Objective: Repeat, exactly and completely, the material that follows. Omit the pictures.

Source excerpt:
-------

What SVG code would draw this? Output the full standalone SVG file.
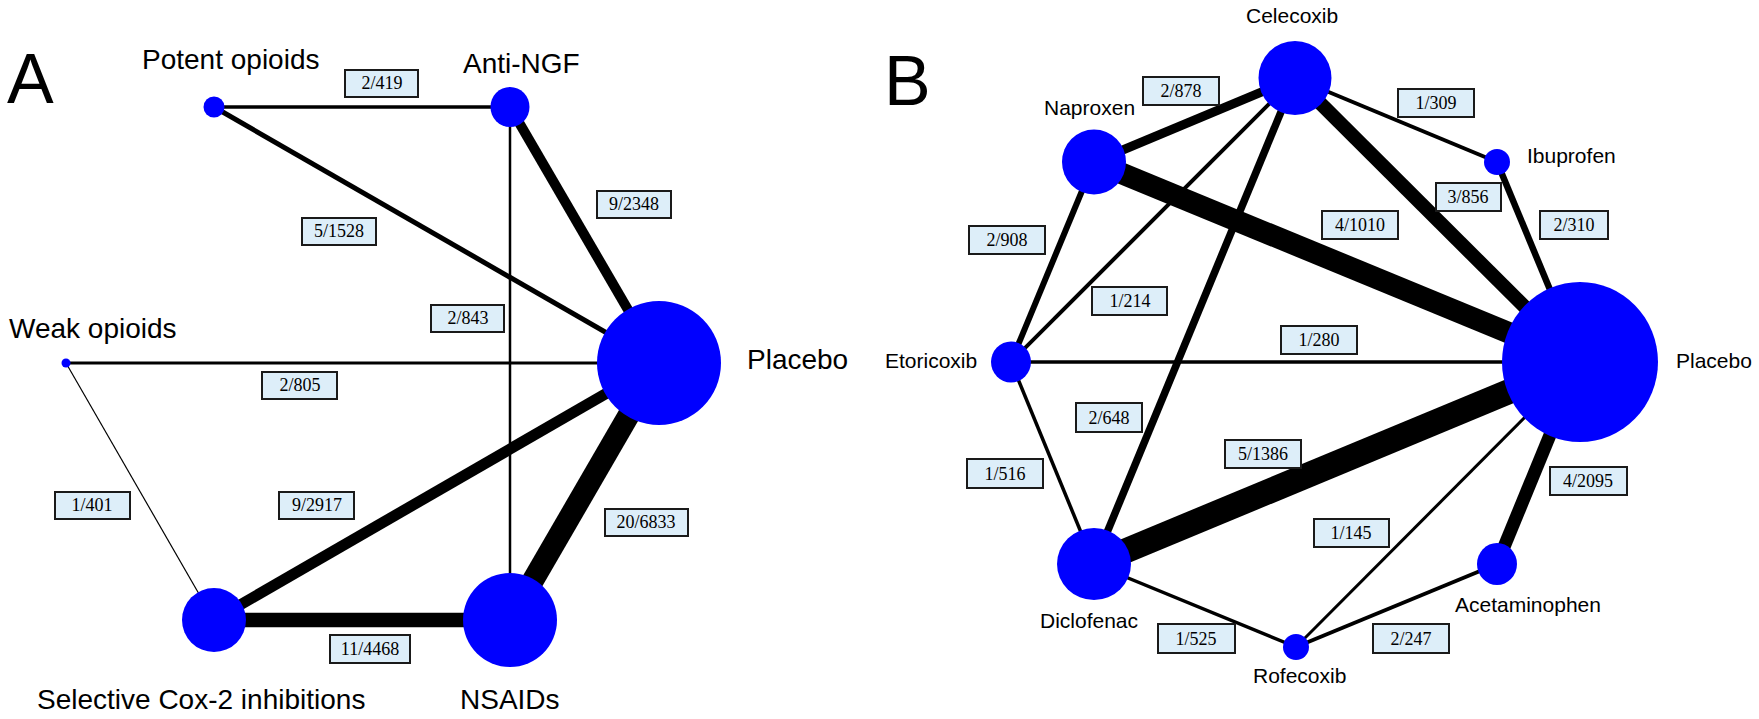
<svg xmlns="http://www.w3.org/2000/svg" width="1759" height="719" viewBox="0 0 1759 719">
<style>
.n{fill:#0000ff}
.e{stroke:#000;fill:none}
.lb rect{fill:#ddeef9;stroke:#1a1a1a;stroke-width:2}
.lb text{font-family:"Liberation Serif",serif;font-size:18px;text-anchor:middle;fill:#000}
.t{font-family:"Liberation Sans",Arial,sans-serif;fill:#000}
.ta{font-size:28px}
.tb{font-size:21px}
.big{font-size:70px}
</style>
<rect width="1759" height="719" fill="#fff"/>
<text class="t big" x="7" y="103">A</text>
<text class="t big" x="884" y="105">B</text>
<g id="edges">
<line class="e" x1="214" y1="107" x2="510" y2="107" stroke-width="3.5"/>
<line class="e" x1="214" y1="107" x2="659" y2="363" stroke-width="5"/>
<line class="e" x1="510" y1="107" x2="659" y2="363" stroke-width="10"/>
<line class="e" x1="510" y1="107" x2="510" y2="620" stroke-width="2.5"/>
<line class="e" x1="66" y1="363" x2="659" y2="363" stroke-width="3"/>
<line class="e" x1="66" y1="363" x2="214" y2="620" stroke-width="1.2"/>
<line class="e" x1="214" y1="620" x2="659" y2="363" stroke-width="11"/>
<line class="e" x1="510" y1="620" x2="659" y2="363" stroke-width="22"/>
<line class="e" x1="214" y1="620" x2="510" y2="620" stroke-width="14.5"/>
<line class="e" x1="1295" y1="78" x2="1094" y2="162" stroke-width="9"/>
<line class="e" x1="1295" y1="78" x2="1497" y2="162" stroke-width="4"/>
<line class="e" x1="1295" y1="78" x2="1580" y2="362" stroke-width="14"/>
<line class="e" x1="1295" y1="78" x2="1011" y2="362" stroke-width="4"/>
<line class="e" x1="1295" y1="78" x2="1094" y2="564" stroke-width="7.5"/>
<line class="e" x1="1094" y1="162" x2="1580" y2="362" stroke-width="21.5"/>
<line class="e" x1="1094" y1="162" x2="1011" y2="362" stroke-width="6"/>
<line class="e" x1="1497" y1="162" x2="1580" y2="362" stroke-width="6.5"/>
<line class="e" x1="1011" y1="362" x2="1580" y2="362" stroke-width="3.5"/>
<line class="e" x1="1011" y1="362" x2="1094" y2="564" stroke-width="3.5"/>
<line class="e" x1="1094" y1="564" x2="1580" y2="362" stroke-width="25"/>
<line class="e" x1="1094" y1="564" x2="1296" y2="647" stroke-width="3.5"/>
<line class="e" x1="1296" y1="647" x2="1580" y2="362" stroke-width="3"/>
<line class="e" x1="1296" y1="647" x2="1497" y2="564" stroke-width="4"/>
<line class="e" x1="1497" y1="564" x2="1580" y2="362" stroke-width="13"/>
</g>
<g id="edge-labels">
<g class="lb"><rect x="345" y="70" width="73" height="27"/><text x="382" y="89">2/419</text></g>
<g class="lb"><rect x="302" y="218" width="74" height="27"/><text x="339" y="237">5/1528</text></g>
<g class="lb"><rect x="597" y="191" width="74" height="27"/><text x="634" y="210">9/2348</text></g>
<g class="lb"><rect x="431" y="305" width="73" height="27"/><text x="468" y="324">2/843</text></g>
<g class="lb"><rect x="262" y="372" width="75" height="27"/><text x="300" y="391">2/805</text></g>
<g class="lb"><rect x="55" y="492" width="75" height="27"/><text x="92" y="511">1/401</text></g>
<g class="lb"><rect x="279" y="492" width="75" height="27"/><text x="317" y="511">9/2917</text></g>
<g class="lb"><rect x="605" y="509" width="83" height="27"/><text x="646" y="528">20/6833</text></g>
<g class="lb"><rect x="330" y="635" width="80" height="28"/><text x="370" y="655">11/4468</text></g>
<g class="lb"><rect x="1143" y="77" width="76" height="28"/><text x="1181" y="97">2/878</text></g>
<g class="lb"><rect x="1398" y="89" width="76" height="28"/><text x="1436" y="109">1/309</text></g>
<g class="lb"><rect x="1436" y="183" width="65" height="28"/><text x="1468" y="203">3/856</text></g>
<g class="lb"><rect x="1540" y="211" width="68" height="28"/><text x="1574" y="231">2/310</text></g>
<g class="lb"><rect x="1322" y="211" width="76" height="28"/><text x="1360" y="231">4/1010</text></g>
<g class="lb"><rect x="969" y="226" width="76" height="28"/><text x="1007" y="246">2/908</text></g>
<g class="lb"><rect x="1092" y="287" width="75" height="28"/><text x="1130" y="307">1/214</text></g>
<g class="lb"><rect x="1281" y="326" width="76" height="28"/><text x="1319" y="346">1/280</text></g>
<g class="lb"><rect x="1076" y="403" width="66" height="29"/><text x="1109" y="424">2/648</text></g>
<g class="lb"><rect x="967" y="459" width="76" height="29"/><text x="1005" y="480">1/516</text></g>
<g class="lb"><rect x="1225" y="440" width="76" height="28"/><text x="1263" y="460">5/1386</text></g>
<g class="lb"><rect x="1550" y="467" width="77" height="28"/><text x="1588" y="487">4/2095</text></g>
<g class="lb"><rect x="1314" y="519" width="75" height="28"/><text x="1351" y="539">1/145</text></g>
<g class="lb"><rect x="1158" y="624" width="77" height="29"/><text x="1196" y="645">1/525</text></g>
<g class="lb"><rect x="1373" y="624" width="76" height="29"/><text x="1411" y="645">2/247</text></g>
</g>
<g id="potent-opioids"><ellipse class="n" cx="214" cy="107" rx="10.5" ry="10.5"/><text class="t ta" x="142" y="69">Potent opioids</text></g>
<g id="anti-ngf"><ellipse class="n" cx="510" cy="107" rx="19.5" ry="20"/><text class="t ta" x="463" y="73">Anti-NGF</text></g>
<g id="placebo-a"><ellipse class="n" cx="659" cy="363" rx="62" ry="62"/><text class="t ta" x="747" y="369">Placebo</text></g>
<g id="weak-opioids"><ellipse class="n" cx="66" cy="363" rx="4.5" ry="4.5"/><text class="t ta" x="9" y="338">Weak opioids</text></g>
<g id="selective-cox2"><ellipse class="n" cx="214" cy="620" rx="32" ry="32"/><text class="t ta" x="37" y="709">Selective Cox-2 inhibitions</text></g>
<g id="nsaids"><ellipse class="n" cx="510" cy="620" rx="47" ry="47"/><text class="t ta" x="460" y="709">NSAIDs</text></g>
<g id="celecoxib"><ellipse class="n" cx="1295" cy="78" rx="36.5" ry="37"/><text class="t tb" x="1246" y="23">Celecoxib</text></g>
<g id="naproxen"><ellipse class="n" cx="1094" cy="162" rx="32" ry="32.5"/><text class="t tb" x="1044" y="115">Naproxen</text></g>
<g id="ibuprofen"><ellipse class="n" cx="1497" cy="162" rx="13" ry="13"/><text class="t tb" x="1527" y="163">Ibuprofen</text></g>
<g id="etoricoxib"><ellipse class="n" cx="1011" cy="362" rx="20" ry="20.5"/><text class="t tb" x="885" y="368">Etoricoxib</text></g>
<g id="placebo-b"><ellipse class="n" cx="1580" cy="362" rx="78" ry="80"/><text class="t tb" x="1676" y="368">Placebo</text></g>
<g id="diclofenac"><ellipse class="n" cx="1094" cy="564" rx="37" ry="36"/><text class="t tb" x="1040" y="628">Diclofenac</text></g>
<g id="rofecoxib"><ellipse class="n" cx="1296" cy="647" rx="13" ry="13"/><text class="t tb" x="1253" y="683">Rofecoxib</text></g>
<g id="acetaminophen"><ellipse class="n" cx="1497" cy="564" rx="20" ry="21"/><text class="t tb" x="1455" y="612">Acetaminophen</text></g>
</svg>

-------

Answer below:
What SVG code would draw this? Output the full standalone SVG file.
<svg xmlns="http://www.w3.org/2000/svg" width="1759" height="719" viewBox="0 0 1759 719">
<style>
.n{fill:#0000ff}
.e{stroke:#000;fill:none}
.lb rect{fill:#ddeef9;stroke:#1a1a1a;stroke-width:2}
.lb text{font-family:"Liberation Serif",serif;font-size:18px;text-anchor:middle;fill:#000}
.t{font-family:"Liberation Sans",Arial,sans-serif;fill:#000}
.ta{font-size:28px}
.tb{font-size:21px}
.big{font-size:70px}
</style>
<rect width="1759" height="719" fill="#fff"/>
<text class="t big" x="7" y="103">A</text>
<text class="t big" x="884" y="105">B</text>
<g id="edges">
<line class="e" x1="214" y1="107" x2="510" y2="107" stroke-width="3.5"/>
<line class="e" x1="214" y1="107" x2="659" y2="363" stroke-width="5"/>
<line class="e" x1="510" y1="107" x2="659" y2="363" stroke-width="10"/>
<line class="e" x1="510" y1="107" x2="510" y2="620" stroke-width="2.5"/>
<line class="e" x1="66" y1="363" x2="659" y2="363" stroke-width="3"/>
<line class="e" x1="66" y1="363" x2="214" y2="620" stroke-width="1.2"/>
<line class="e" x1="214" y1="620" x2="659" y2="363" stroke-width="11"/>
<line class="e" x1="510" y1="620" x2="659" y2="363" stroke-width="22"/>
<line class="e" x1="214" y1="620" x2="510" y2="620" stroke-width="14.5"/>
<line class="e" x1="1295" y1="78" x2="1094" y2="162" stroke-width="9"/>
<line class="e" x1="1295" y1="78" x2="1497" y2="162" stroke-width="4"/>
<line class="e" x1="1295" y1="78" x2="1580" y2="362" stroke-width="14"/>
<line class="e" x1="1295" y1="78" x2="1011" y2="362" stroke-width="4"/>
<line class="e" x1="1295" y1="78" x2="1094" y2="564" stroke-width="7.5"/>
<line class="e" x1="1094" y1="162" x2="1580" y2="362" stroke-width="21.5"/>
<line class="e" x1="1094" y1="162" x2="1011" y2="362" stroke-width="6"/>
<line class="e" x1="1497" y1="162" x2="1580" y2="362" stroke-width="6.5"/>
<line class="e" x1="1011" y1="362" x2="1580" y2="362" stroke-width="3.5"/>
<line class="e" x1="1011" y1="362" x2="1094" y2="564" stroke-width="3.5"/>
<line class="e" x1="1094" y1="564" x2="1580" y2="362" stroke-width="25"/>
<line class="e" x1="1094" y1="564" x2="1296" y2="647" stroke-width="3.5"/>
<line class="e" x1="1296" y1="647" x2="1580" y2="362" stroke-width="3"/>
<line class="e" x1="1296" y1="647" x2="1497" y2="564" stroke-width="4"/>
<line class="e" x1="1497" y1="564" x2="1580" y2="362" stroke-width="13"/>
</g>
<g id="edge-labels">
<g class="lb"><rect x="345" y="70" width="73" height="27"/><text x="382" y="89">2/419</text></g>
<g class="lb"><rect x="302" y="218" width="74" height="27"/><text x="339" y="237">5/1528</text></g>
<g class="lb"><rect x="597" y="191" width="74" height="27"/><text x="634" y="210">9/2348</text></g>
<g class="lb"><rect x="431" y="305" width="73" height="27"/><text x="468" y="324">2/843</text></g>
<g class="lb"><rect x="262" y="372" width="75" height="27"/><text x="300" y="391">2/805</text></g>
<g class="lb"><rect x="55" y="492" width="75" height="27"/><text x="92" y="511">1/401</text></g>
<g class="lb"><rect x="279" y="492" width="75" height="27"/><text x="317" y="511">9/2917</text></g>
<g class="lb"><rect x="605" y="509" width="83" height="27"/><text x="646" y="528">20/6833</text></g>
<g class="lb"><rect x="330" y="635" width="80" height="28"/><text x="370" y="655">11/4468</text></g>
<g class="lb"><rect x="1143" y="77" width="76" height="28"/><text x="1181" y="97">2/878</text></g>
<g class="lb"><rect x="1398" y="89" width="76" height="28"/><text x="1436" y="109">1/309</text></g>
<g class="lb"><rect x="1436" y="183" width="65" height="28"/><text x="1468" y="203">3/856</text></g>
<g class="lb"><rect x="1540" y="211" width="68" height="28"/><text x="1574" y="231">2/310</text></g>
<g class="lb"><rect x="1322" y="211" width="76" height="28"/><text x="1360" y="231">4/1010</text></g>
<g class="lb"><rect x="969" y="226" width="76" height="28"/><text x="1007" y="246">2/908</text></g>
<g class="lb"><rect x="1092" y="287" width="75" height="28"/><text x="1130" y="307">1/214</text></g>
<g class="lb"><rect x="1281" y="326" width="76" height="28"/><text x="1319" y="346">1/280</text></g>
<g class="lb"><rect x="1076" y="403" width="66" height="29"/><text x="1109" y="424">2/648</text></g>
<g class="lb"><rect x="967" y="459" width="76" height="29"/><text x="1005" y="480">1/516</text></g>
<g class="lb"><rect x="1225" y="440" width="76" height="28"/><text x="1263" y="460">5/1386</text></g>
<g class="lb"><rect x="1550" y="467" width="77" height="28"/><text x="1588" y="487">4/2095</text></g>
<g class="lb"><rect x="1314" y="519" width="75" height="28"/><text x="1351" y="539">1/145</text></g>
<g class="lb"><rect x="1158" y="624" width="77" height="29"/><text x="1196" y="645">1/525</text></g>
<g class="lb"><rect x="1373" y="624" width="76" height="29"/><text x="1411" y="645">2/247</text></g>
</g>
<g id="potent-opioids"><ellipse class="n" cx="214" cy="107" rx="10.5" ry="10.5"/><text class="t ta" x="142" y="69">Potent opioids</text></g>
<g id="anti-ngf"><ellipse class="n" cx="510" cy="107" rx="19.5" ry="20"/><text class="t ta" x="463" y="73">Anti-NGF</text></g>
<g id="placebo-a"><ellipse class="n" cx="659" cy="363" rx="62" ry="62"/><text class="t ta" x="747" y="369">Placebo</text></g>
<g id="weak-opioids"><ellipse class="n" cx="66" cy="363" rx="4.5" ry="4.5"/><text class="t ta" x="9" y="338">Weak opioids</text></g>
<g id="selective-cox2"><ellipse class="n" cx="214" cy="620" rx="32" ry="32"/><text class="t ta" x="37" y="709">Selective Cox-2 inhibitions</text></g>
<g id="nsaids"><ellipse class="n" cx="510" cy="620" rx="47" ry="47"/><text class="t ta" x="460" y="709">NSAIDs</text></g>
<g id="celecoxib"><ellipse class="n" cx="1295" cy="78" rx="36.5" ry="37"/><text class="t tb" x="1246" y="23">Celecoxib</text></g>
<g id="naproxen"><ellipse class="n" cx="1094" cy="162" rx="32" ry="32.5"/><text class="t tb" x="1044" y="115">Naproxen</text></g>
<g id="ibuprofen"><ellipse class="n" cx="1497" cy="162" rx="13" ry="13"/><text class="t tb" x="1527" y="163">Ibuprofen</text></g>
<g id="etoricoxib"><ellipse class="n" cx="1011" cy="362" rx="20" ry="20.5"/><text class="t tb" x="885" y="368">Etoricoxib</text></g>
<g id="placebo-b"><ellipse class="n" cx="1580" cy="362" rx="78" ry="80"/><text class="t tb" x="1676" y="368">Placebo</text></g>
<g id="diclofenac"><ellipse class="n" cx="1094" cy="564" rx="37" ry="36"/><text class="t tb" x="1040" y="628">Diclofenac</text></g>
<g id="rofecoxib"><ellipse class="n" cx="1296" cy="647" rx="13" ry="13"/><text class="t tb" x="1253" y="683">Rofecoxib</text></g>
<g id="acetaminophen"><ellipse class="n" cx="1497" cy="564" rx="20" ry="21"/><text class="t tb" x="1455" y="612">Acetaminophen</text></g>
</svg>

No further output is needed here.